Подав заявление о восстановлении в ВКП(б) в апреле 1934 г., Х. Г. Раковский ожидал решения более чем полтора года. Правда, уже 22 апреля, после публикации в «Правде» заявления Раковского, Политбюро постановило поставить перед комиссией партконтроля вопрос о его восстановлении в ВКП(б). [1327]
1327
РГАСПИ. Ф. 17. Оп. 3. Ед. хр. 944. Л. 17.

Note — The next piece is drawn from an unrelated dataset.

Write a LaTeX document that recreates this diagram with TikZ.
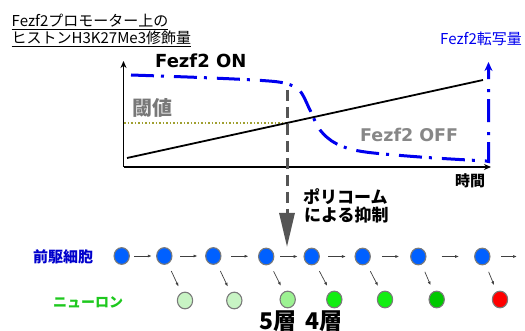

Но издеваться над поверженным противником, и издеваться изощренно, Сталин умел! Процедура «партизации» была унизительной. В 1934 г. Раковский так и не был принят в партию, оставался в состоянии неопределенности. В архиве сохранился любопытный документ. Это список сотрудников центрального аппарата Наркомздрава РСФСР, датированный 25 июля 1935 г. В графе «партийность» против каждой фамилии указано либо «беспартийный», либо «член ВКП(б)». Против фамилии Раковского не написано ничего. [1328]
1328
ГАРФ. Ф. 482. Оп. 1. Ед. хр. 719. Л. 8.
Так он оставался долгое время и не членом партии, и не беспартийным, а лицом, находившимся в непонятном «среднем» качестве. Решение ЦК ВКП(б) состоялось лишь 14 ноября 1935 г. Но это «положительное» решение явилось новым издевательством. Ветеран социалистического движения, соратник Плеханова и один из близких помощников Ленина, один из крупнейших советских государственных деятелей с 1918 г. не восстанавливался, а был принят в ВКП(б) со стажем с момента принятия этого решения. 27 ноября того же года «молодому коммунисту» в Ленинском райкоме партии Москвы был выдан партийный билет образца 1926 г. [1329]
1329
Данные РГАСПИ (авторам была выдана архивная справка об этом решении).